Q. What do you classify as high organic matter?
A. In my opinion, we shouldn’t be having a conversation about organic matter because it is too big and messy of a number — it means nothing.
Macro organic matter does not correspond in any way to microbial activity. There are a lot of different tests, but the one that I find corresponds most accurately to microbial activity is the Haney analysis — specifically its measurement of microbially active carbon. Microbially active carbon as defined on that analysis as the amino sugars and soil carbohydrates that biology can access.

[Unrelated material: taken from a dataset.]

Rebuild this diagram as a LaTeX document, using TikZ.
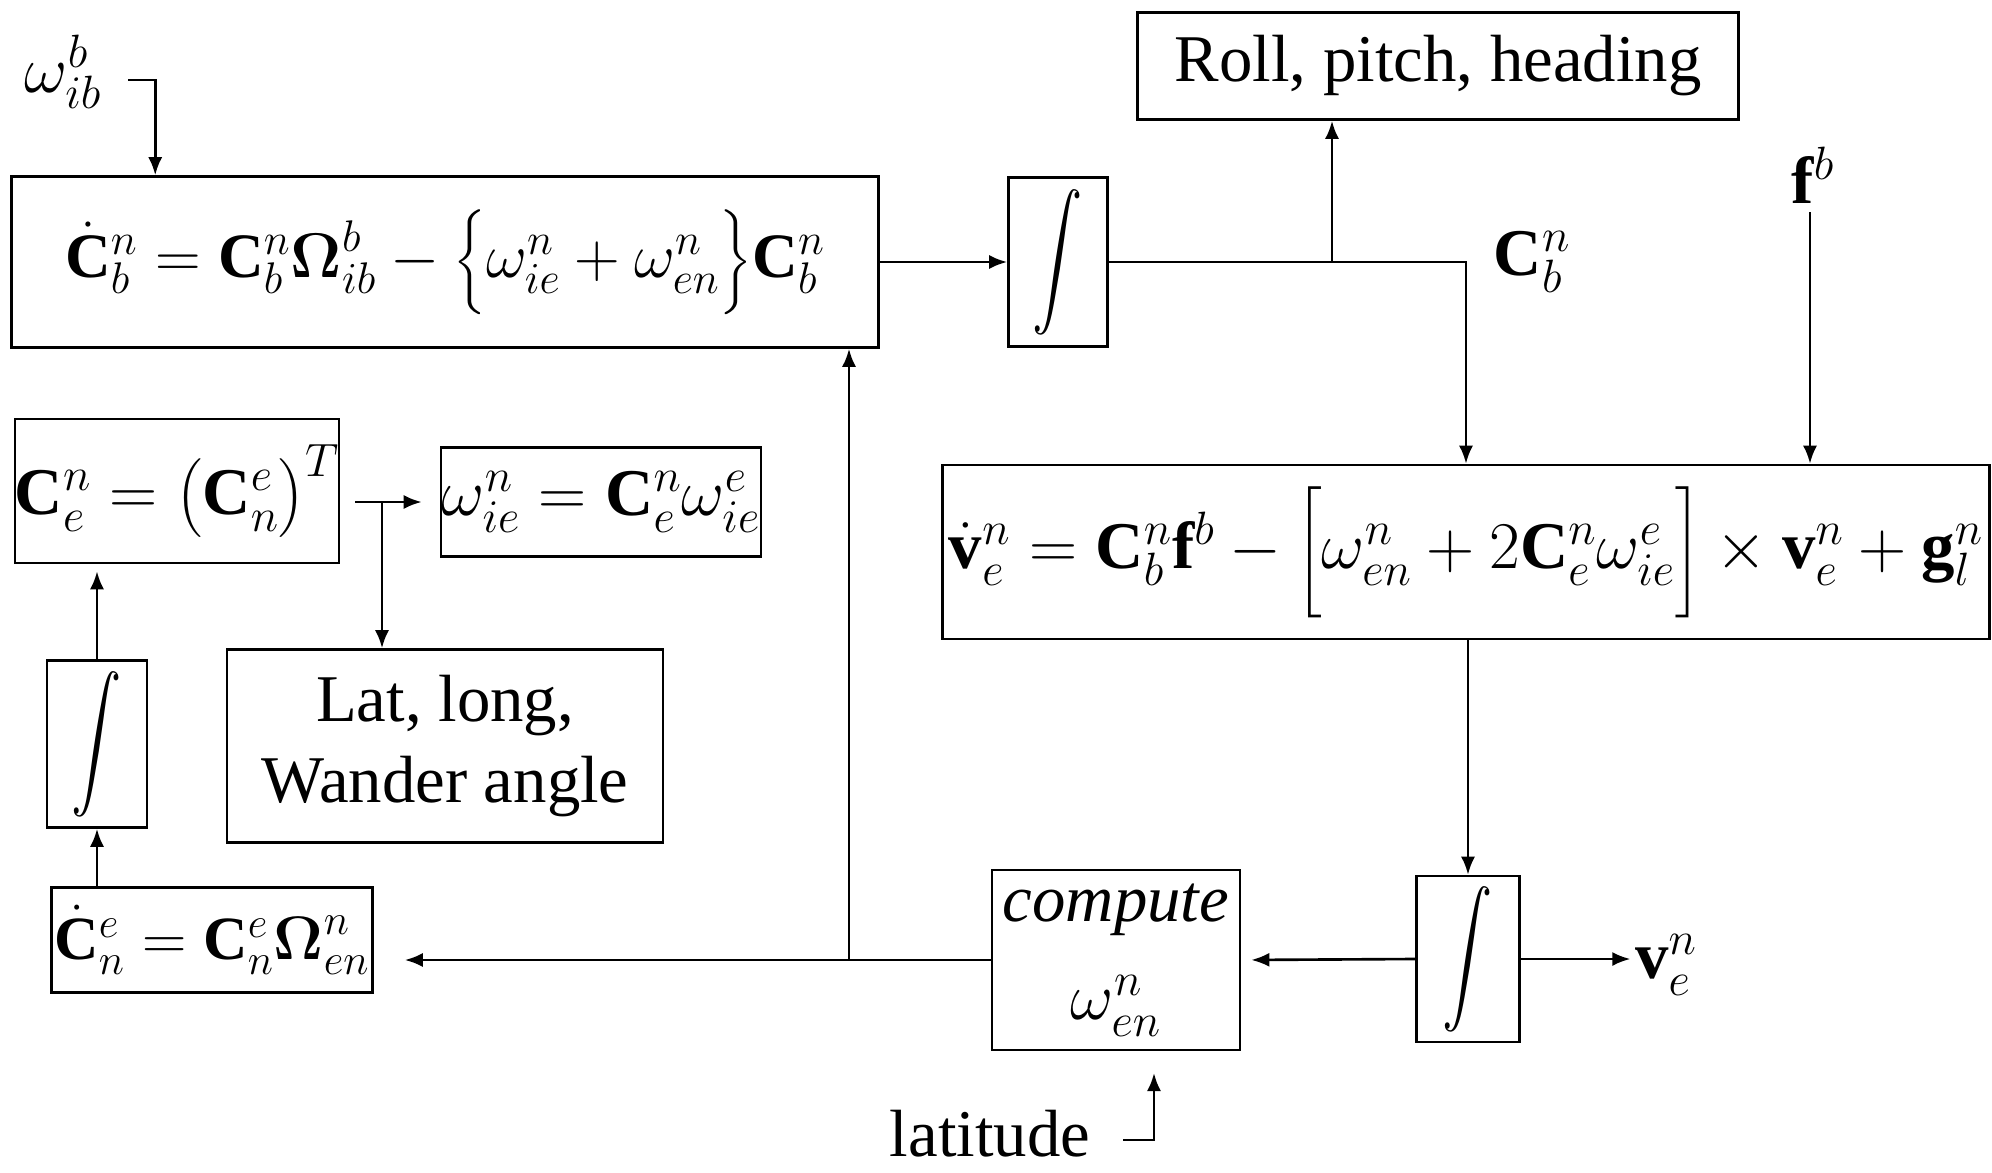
\documentclass[tikz,border=0pt]{standalone}
\usepackage{fix-cm}
\usepackage{amsmath}
\usepackage{fontspec}
\setmainfont{Liberation Serif}
\usetikzlibrary{arrows.meta}

\begin{document}
\begin{tikzpicture}[x=0.02cm,y=-0.02cm,line width=1.5pt,
    every node/.style={font=\fontsize{38}{46}\selectfont},
    blk/.style={draw,inner sep=0pt,align=center},
    lbl/.style={inner sep=2pt},
    intsym/.style={font=\fontsize{52}{60}\selectfont},
    arr/.style={-{Latex[length=0.36cm,width=0.28cm]}}]
      \useasboundingbox (0,0) rectangle (1992,1173);

      \node[blk,font=\fontsize{36}{44}\selectfont,minimum width=17.34cm,minimum height=3.42cm] (dcbn) at (445,262)
        {$\dot{\mathbf{C}}_b^n=\mathbf{C}_b^n\boldsymbol{\Omega}_{ib}^b-\Bigl\{\omega_{ie}^n+\omega_{en}^n\Bigr\}\mathbf{C}_b^n$};
      \node[blk,intsym,minimum width=1.98cm,minimum height=3.38cm] (intA) at (1058,262) {\scalebox{1.15}[1.5]{$\displaystyle\int$}};
      \node[blk,minimum width=12.02cm,minimum height=2.14cm] (rph) at (1438,66) {Roll, pitch, heading};
      \node[blk,minimum width=20.94cm,minimum height=3.48cm] (vdot) at (1466,552)
        {$\dot{\mathbf{v}}_e^n=\mathbf{C}_b^n\mathbf{f}^b-\Bigl[\omega_{en}^n+2\mathbf{C}_e^n\omega_{ie}^e\Bigr]\times\mathbf{v}_e^n+\mathbf{g}_l^n$};
      \node[blk,intsym,minimum width=2.06cm,minimum height=3.32cm] (intC) at (1468,959) {\scalebox{1.15}[1.5]{$\displaystyle\int$}};
      \node[blk,minimum width=4.96cm,minimum height=3.6cm] (comp) at (1116,960)
        {\textit{compute}\\[0.35cm]$\omega_{en}^n$};
      \node[blk,font=\fontsize{35}{42}\selectfont,minimum width=6.42cm,minimum height=2.1cm] (cndot) at (212,940)
        {$\dot{\mathbf{C}}_n^e=\mathbf{C}_n^e\boldsymbol{\Omega}_{en}^n$};
      \node[blk,intsym,minimum width=2cm,minimum height=3.34cm] (intB) at (97,744) {\scalebox{1.15}[1.5]{$\displaystyle\int$}};
      \node[blk,minimum width=6.34cm,minimum height=2.88cm] (cen) at (177,491)
        {$\mathbf{C}_e^n=\bigl(\mathbf{C}_n^e\bigr)^T$};
      \node[blk,minimum width=6.4cm,minimum height=2.18cm] (wie) at (601,502)
        {$\omega_{ie}^n=\mathbf{C}_e^n\omega_{ie}^e$};
      \node[blk,minimum width=8.72cm,minimum height=3.86cm] (lat) at (445,746)
        {Lat, long,\\Wander angle};

      \node[lbl] (wib) at (63,72) {$\omega_{ib}^b$};
      \node[lbl] (cbn) at (1532,262) {$\mathbf{C}_b^n$};
      \node[lbl] (fb) at (1813,175) {$\mathbf{f}^b$};
      \node[lbl] (ven) at (1666,965) {$\mathbf{v}_e^n$};
      \node[lbl] (latitude) at (990,1134) {latitude};

      \coordinate (wibout) at (128,80);
      \coordinate (split1) at (1332,262);
      \coordinate (fbtop) at (1810,212);
      \coordinate (split2) at (849,960);
      \coordinate (split3) at (382,502);
      \coordinate (latout) at (1123,1140);
      \coordinate (latin) at (1154,1073);

      \draw[arr] (wibout) -| ([xshift=2.9cm]dcbn.north west);
      \draw[arr] (dcbn.east) -- (intA.west);
      \draw[arr] (intA.east) -| (vdot.north);
      \draw[arr] (split1) -- (split1 |- rph.south);
      \draw[arr] (fbtop) -- (fbtop |- vdot.north);
      \draw[arr] (vdot.south -| intC.north) -- (intC.north);
      \draw[arr] (intC.east) -- (intC.east -| ven.west);
      \draw[arr,shorten >=0.2cm] (intC.west) -- (comp.east);
      \draw[arr,shorten >=0.62cm] (comp.west) -- (comp.west -| cndot.east);
      \draw[arr] (split2) -- (split2 |- dcbn.south);
      \draw[arr] (cndot.north -| intB.south) -- (intB.south);
      \draw[arr,shorten >=0.14cm] (intB.north) -- (intB.north |- cen.south);
      \draw[arr,shorten <=0.3cm,shorten >=0.36cm] (wie.west -| cen.east) -- (wie.west);
      \draw[arr] (split3) -- (split3 |- lat.north);
      \draw[arr] (latout) -| (latin);

    \end{tikzpicture}
\end{document}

This is a very important parameter to pay attention to if you have soils that are on either extreme end of the organic matter spectrum — very high organic matter or very low organic matter soils. Farmers growing in very sandy soils may think that their desired value for organic matter is 2 percent or 3 percent or 4 percent. But you can never reach even that on some Florida or Texas sands because the organic matter oxidizes too rapidly. Yet when we look at microbially active carbon, you can have very sandy soils in subtropical environments and high heat conditions that have very little total organic matter, but almost all of it is microbially active carbon. It’s cycling very quickly. You have abundant microbial communities.

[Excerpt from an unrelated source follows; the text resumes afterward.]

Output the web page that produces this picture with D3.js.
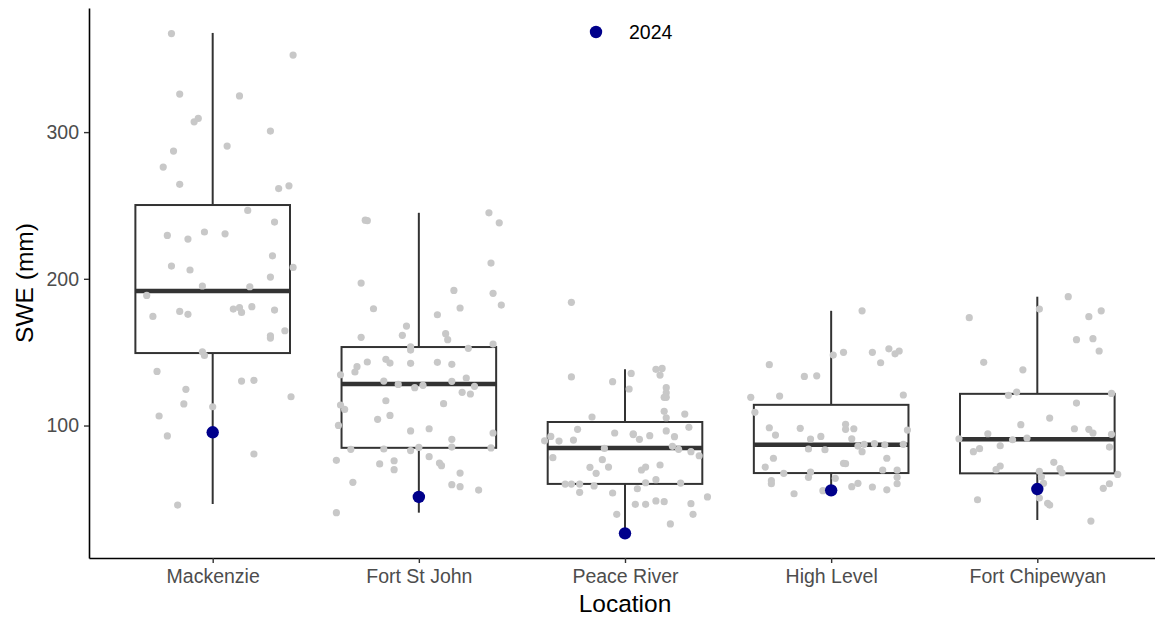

On the opposite end of the spectrum, I’ve seen soils that were muck soils that had organic matter of 40 to 50 percent and microbially active carbon of next to zero, and they weren’t microbially active.

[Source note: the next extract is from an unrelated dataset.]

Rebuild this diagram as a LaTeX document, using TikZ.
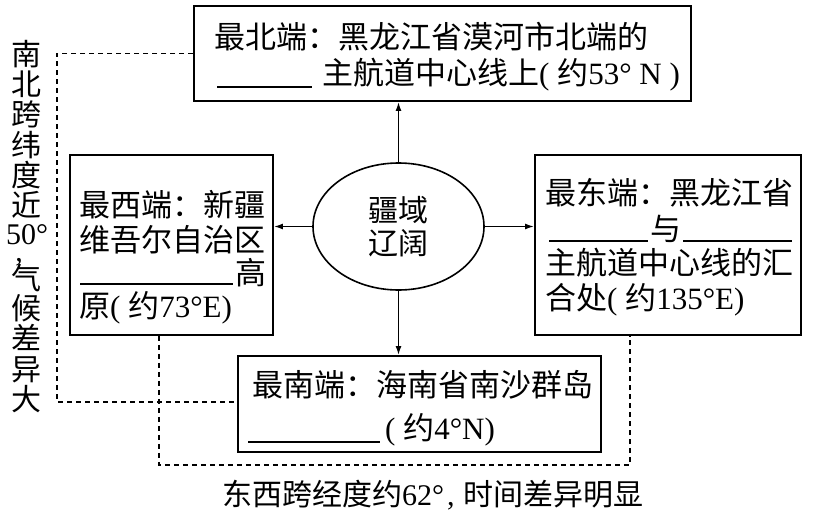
\documentclass[tikz,border=0pt]{standalone}
\usepackage{fontspec}
\setmainfont{Liberation Serif}
\newfontfamily\cjk{Noto Sans CJK SC}
\usetikzlibrary{arrows.meta,shapes.geometric}
\tikzset{
  box/.style={draw, line width=1.9pt, inner sep=0pt},
  hubshape/.style={draw, line width=1.6pt, ellipse, inner sep=0pt, align=center,
    minimum width=171pt, minimum height=127pt,
    font=\cjk\fontsize{30}{33}\selectfont},
  txt/.style={anchor=west, inner sep=0pt, font=\cjk\fontsize{31}{31}\selectfont},
  vcol/.style={anchor=north, inner sep=0pt, align=center, font=\cjk\fontsize{30}{30.2}\selectfont},
  bot/.style={anchor=west, inner sep=0pt, font=\cjk\fontsize{30}{30}\selectfont},
  arr/.style={line width=1.5pt, -{Latex[length=9pt,width=6pt]}},
  dsh/.style={line width=1.7pt, dash pattern=on 5pt off 4pt},
  blank/.style={line width=1.5pt}
}
\begin{document}
\begin{tikzpicture}[x=1pt,y=-1pt]
\useasboundingbox (0,0) rectangle (814,514);
% boxes
\node[box, minimum width=497pt, minimum height=95pt] (north) at (442.5,53.5) {};
\node[box, minimum width=203pt, minimum height=180pt] (west) at (171.5,245) {};
\node[box, minimum width=266pt, minimum height=180pt] (east) at (668,245) {};
\node[box, minimum width=363pt, minimum height=96pt] (south) at (419.5,404) {};
\node[hubshape] (hub) at (398.5,226.5) {疆域\\辽阔};
% arrows
\draw[arr] (hub.north) -- (hub.north |- north.south);
\draw[arr] (hub.west) -- (hub.west -| west.east);
\draw[arr] (hub.east) -- (hub.east -| east.west);
\draw[arr] (hub.south) -- (hub.south |- south.north);
% north text
\node[txt] (n1) at (214,37) {最北端：黑龙江省漠河市北端的};
\node[txt] (n2) at (322,75) {主航道中心线上{\rmfamily( }约{\rmfamily 53° N )}};
\coordinate (nu1) at (217,87); \coordinate (nu2) at (312,87);
\draw[blank] (nu1) -- (nu2);
% west text
\node[txt] (w1) at (79,205) {最西端：新疆};
\node[txt] (w2) at (79,240) {维吾尔自治区};
\node[txt] (w3) at (235,273) {高};
\node[txt] (w4) at (79,308) {原{\rmfamily( }约{\rmfamily 73°E)}};
\coordinate (wu1) at (80,284); \coordinate (wu2) at (233,284);
\draw[blank] (wu1) -- (wu2);
% east text
\node[txt] (e1) at (545,193) {最东端：黑龙江省};
\node[txt] (e2) at (650,229) {与};
\node[txt] (e3) at (545,263) {主航道中心线的汇};
\node[txt] (e4) at (545,300) {合处{\rmfamily( }约{\rmfamily 135°E)}};
\coordinate (eu1) at (549,241); \coordinate (eu2) at (648,241);
\coordinate (eu3) at (683,241); \coordinate (eu4) at (792,241);
\draw[blank] (eu1) -- (eu2);
\draw[blank] (eu3) -- (eu4);
% south text
\node[txt] (s1) at (252,385) {最南端：海南省南沙群岛};
\node[txt] (s2) at (385,430) {{\rmfamily( }约{\rmfamily 4°N)}};
\coordinate (su1) at (248,442); \coordinate (su2) at (380,442);
\draw[blank] (su1) -- (su2);
% dashed brackets
\coordinate (lb) at (57,402);
\draw[dsh] (north.west) -| (lb) -- (lb -| south.west);
\coordinate (bl) at (159,465);
\coordinate (br) at (630,465);
\draw[dsh] (west.south -| bl) -- (bl) -- (br) -- (br |- east.south);
% vertical text
\node[vcol] (vt) at (27,40) {南\\北\\跨\\纬\\度\\近\\[-2.4pt]{\rmfamily 50°}\\[-13.4pt]\makebox[0pt][r]{\rmfamily ,\kern4pt}\\[-1.8pt]气\\候\\差\\异\\大};
% bottom text
\node[bot] (b1) at (222,495) {东西跨经度约{\rmfamily 62°\hspace{3pt},\hspace{9pt}}时间差异明显};
\end{tikzpicture}
\end{document}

If we want adequate levels of calcium, silicone and boron delivered to plants from the soil, then the reality is that those nutrients aren’t going to be held very well in the soil simply as negative charges being held onto a positive holding site on an organic carbon molecule. Instead, they are successfully held inside the cells of microbes. That’s the key difference. They’re not held by the soil so much as inside fungi, algae, bacteria, protozoa, etc.
From John Kempf’s presentation at the 2024 Acres U.S.A. conference.